Eventually, I made it to mum’s with the remaining cupcakes. Upon seeing her, I burst into tears again and apologised for bringing her a substandard dessert. She shook her head, told me to stop being silly and gave me a hug.
So it really doesn’t matter if something doesn’t come out looking perfect. Your family and friends will devour the goodies and ask you for more – my brother-in-law, after telling me he was only eating the pretty ones, ate five cupcakes that day.
It could have been worse.
Happy 2015 peoples!
Lemon Meringue Cupcakes
- A candy thermometer
- A kitchen blowtorch*
Ingredients for the Cupcakes
- 185g plain flour
- 1½ teaspoon baking powder
- 125g unsalted butter (at room temperature)
- 145g caster sugar
- 2 eggs
- 125ml milk
- ½ teaspoon natural lemon extract
- 1 tablespoon lemon zest (finely grated)
- 60g lemon curd (store-bought or homemade)
Ingredients for the Meringue Frosting
- 130g caster sugar
- 95g eggwhite
- ⅛ teaspoon salt
- Preheat the oven to 175°C. Line 12 x 80 ml capacity muffin holes with paper cases.
- Sift the flour and baking powder together into a bowl. Set aside.
- Place the butter and sugar in the bowl of an electric mixer and beat for 2 to 3 minutes or until light and creamy. Add the eggs, one at a time, beating well after each addition.
- Add the flour mixture, in 3 batches, alternating with the milk, and beat until combined, scraping down the sides of the bowl as required. Add the lemon extract and zest and beat to combine.
- Divide between the cases and bake for 18 to 20 minutes or until lightly golden and when a skewer inserted into the centre comes out clean. Cool in the tin for 4 to 5 minutes, then turn out onto wire racks to cool completely.
- Using a melon baller or a teaspoon, remove a scoop of cake from each cupcake. Fill each hollow with approximately 1 teaspoon of lemon curd.
- To make the meringue, place all of the ingredients in the top of a double boiler over medium heat and whisk continuously for 3 to 4 minutes, or until the mixture is hot to the touch and reaches 50°C on a candy thermometer.
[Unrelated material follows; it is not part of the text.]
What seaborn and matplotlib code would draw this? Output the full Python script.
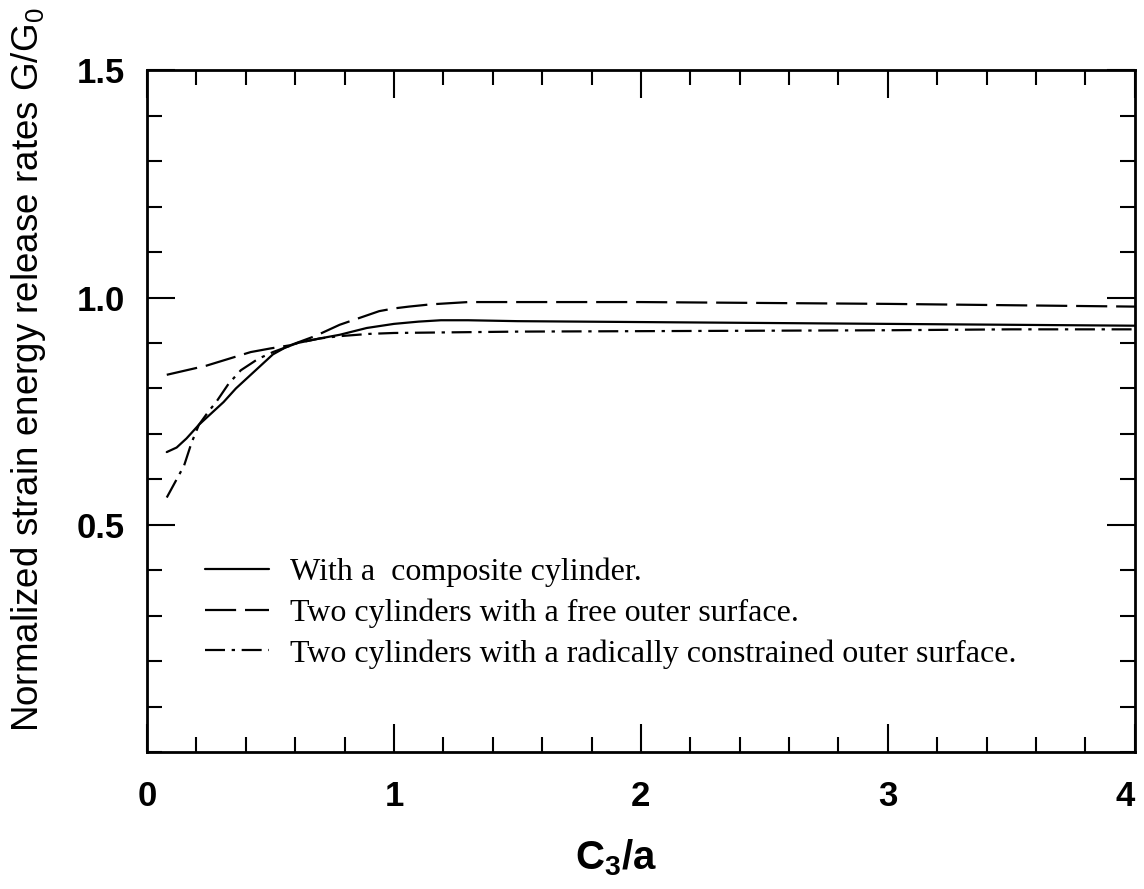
import numpy as np
import pandas as pd
import matplotlib
matplotlib.use("Agg")
import matplotlib.pyplot as plt
import seaborn as sns
from matplotlib.lines import Line2D
from matplotlib.ticker import MultipleLocator

# ---- data ----
x_solid = [0.08, 0.12, 0.16, 0.21, 0.26, 0.31, 0.36, 0.42, 0.47, 0.51, 0.56, 0.61, 0.70,
           0.78, 0.89, 1.0, 1.1, 1.19, 1.3, 1.5, 2.0, 2.5, 3.0, 3.5, 4.0]
y_solid = [0.66, 0.67, 0.69, 0.72, 0.745, 0.77, 0.80, 0.83, 0.855, 0.875, 0.89, 0.90, 0.91,
           0.918, 0.933, 0.942, 0.947, 0.95, 0.95, 0.948, 0.946, 0.944, 0.942, 0.94, 0.938]

x_dash = [0.08, 0.16, 0.24, 0.33, 0.42, 0.50, 0.58, 0.68, 0.78, 0.86, 0.94, 1.0, 1.06,
          1.15, 1.3, 1.5, 2.0, 2.5, 3.0, 3.5, 4.0]
y_dash = [0.83, 0.84, 0.85, 0.865, 0.88, 0.888, 0.895, 0.915, 0.94, 0.955, 0.97, 0.976, 0.98,
          0.985, 0.99, 0.99, 0.99, 0.988, 0.986, 0.983, 0.98]

x_dd = [0.08, 0.12, 0.15, 0.18, 0.21, 0.25, 0.28, 0.33, 0.38, 0.45, 0.51, 0.56, 0.61,
        0.70, 0.78, 0.9, 1.0, 1.5, 2.0, 2.5, 3.0, 3.5, 4.0]
y_dd = [0.56, 0.60, 0.63, 0.68, 0.72, 0.75, 0.77, 0.81, 0.84, 0.865, 0.88, 0.89, 0.90,
        0.91, 0.915, 0.92, 0.922, 0.925, 0.926, 0.927, 0.928, 0.93, 0.93]

labels = ["With a  composite cylinder.",
          "Two cylinders with a free outer surface.",
          "Two cylinders with a radically constrained outer surface."]

x_ticks = [0, 1, 2, 3, 4]
y_ticks = [0.5, 1.0, 1.5]

sns.set_theme(style="ticks")
plt.rcParams['font.family'] = ['Liberation Sans', 'DejaVu Sans']
plt.rcParams['text.color'] = 'black'
plt.rcParams['axes.labelcolor'] = 'black'
plt.rcParams['xtick.color'] = 'black'
plt.rcParams['ytick.color'] = 'black'

fig = plt.figure(figsize=(11.44, 8.89), dpi=100)
ax = fig.add_axes([0.1285, 0.154, 0.8635, 0.767])

lw = 1.6
styles = [None, (14, 4), (9, 3, 1.5, 3)]
series = [(x_solid, y_solid), (x_dash, y_dash), (x_dd, y_dd)]
handles = []
for (xs, ys), dash, lab in zip(series, styles, labels):
    df = pd.DataFrame({"x": xs, "y": ys})
    sns.lineplot(data=df, x="x", y="y", ax=ax, color="black", linewidth=lw,
                 estimator=None, sort=True)
    line = ax.lines[-1]
    if dash is not None:
        line.set_dashes(dash)
    h = Line2D([0], [0], color="black", linewidth=lw)
    if dash is not None:
        h.set_dashes(dash)
    handles.append(h)

ax.set_xlim(0, 4)
ax.set_ylim(0, 1.5)
ax.xaxis.set_minor_locator(MultipleLocator(0.2))
ax.yaxis.set_minor_locator(MultipleLocator(0.1))
ax.set_yticks(y_ticks)
ax.set_yticklabels(["0.5", "1.0", "1.5"])
ax.set_xticks(x_ticks)
ax.set_xticklabels([str(v) for v in x_ticks])

for sp in ax.spines.values():
    sp.set_visible(True)
    sp.set_linewidth(2.0)
    sp.set_color("black")

ax.tick_params(which="both", direction="in", top=True, right=True,
               color="black", width=1.5)
ax.tick_params(which="major", length=20)
ax.tick_params(axis="y", which="major", labelsize=25, pad=16)
ax.tick_params(axis="x", which="major", labelsize=25, pad=20)
ax.tick_params(which="minor", length=11)
for t in ax.get_xticklabels() + ax.get_yticklabels():
    t.set_fontweight("bold")
ax.get_xticklabels()[-1].set_horizontalalignment("right")

ax.set_xlabel(r"C$_\mathregular{3}$/a", fontsize=29, fontweight="bold")
ax.xaxis.set_label_coords(0.475, -0.125)
ax.set_ylabel(r"Normalized strain energy release rates G/G$_\mathregular{0}$",
              fontsize=26.5)
ax.yaxis.set_label_coords(-0.10, 0.56)

leg = ax.legend(handles, labels, loc="upper left", bbox_to_anchor=(0.059, 0.285),
                frameon=False, borderaxespad=0, borderpad=0,
                handlelength=2.0, handletextpad=0.65, labelspacing=0.35,
                prop={"family": "Liberation Serif", "size": 23})

fig.savefig("out.png", dpi=100, facecolor="white")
- Remove the bowl and, using electric beaters, beat the mixture on high speed until glossy and stiff peaks form. Immediately cover each cupcake with meringue, using a spatula, then lightly toast with a kitchen blowtorch*.
* If you don’t have a blowtorch, you can brown the meringue by putting them under the grill/broiler on high heat for a minute or two. Watch them constantly though as they can burn quite quickly.
Recipe from the SBS Food website via Bitesize: 50 Macarons, Cakepops & Cute Things.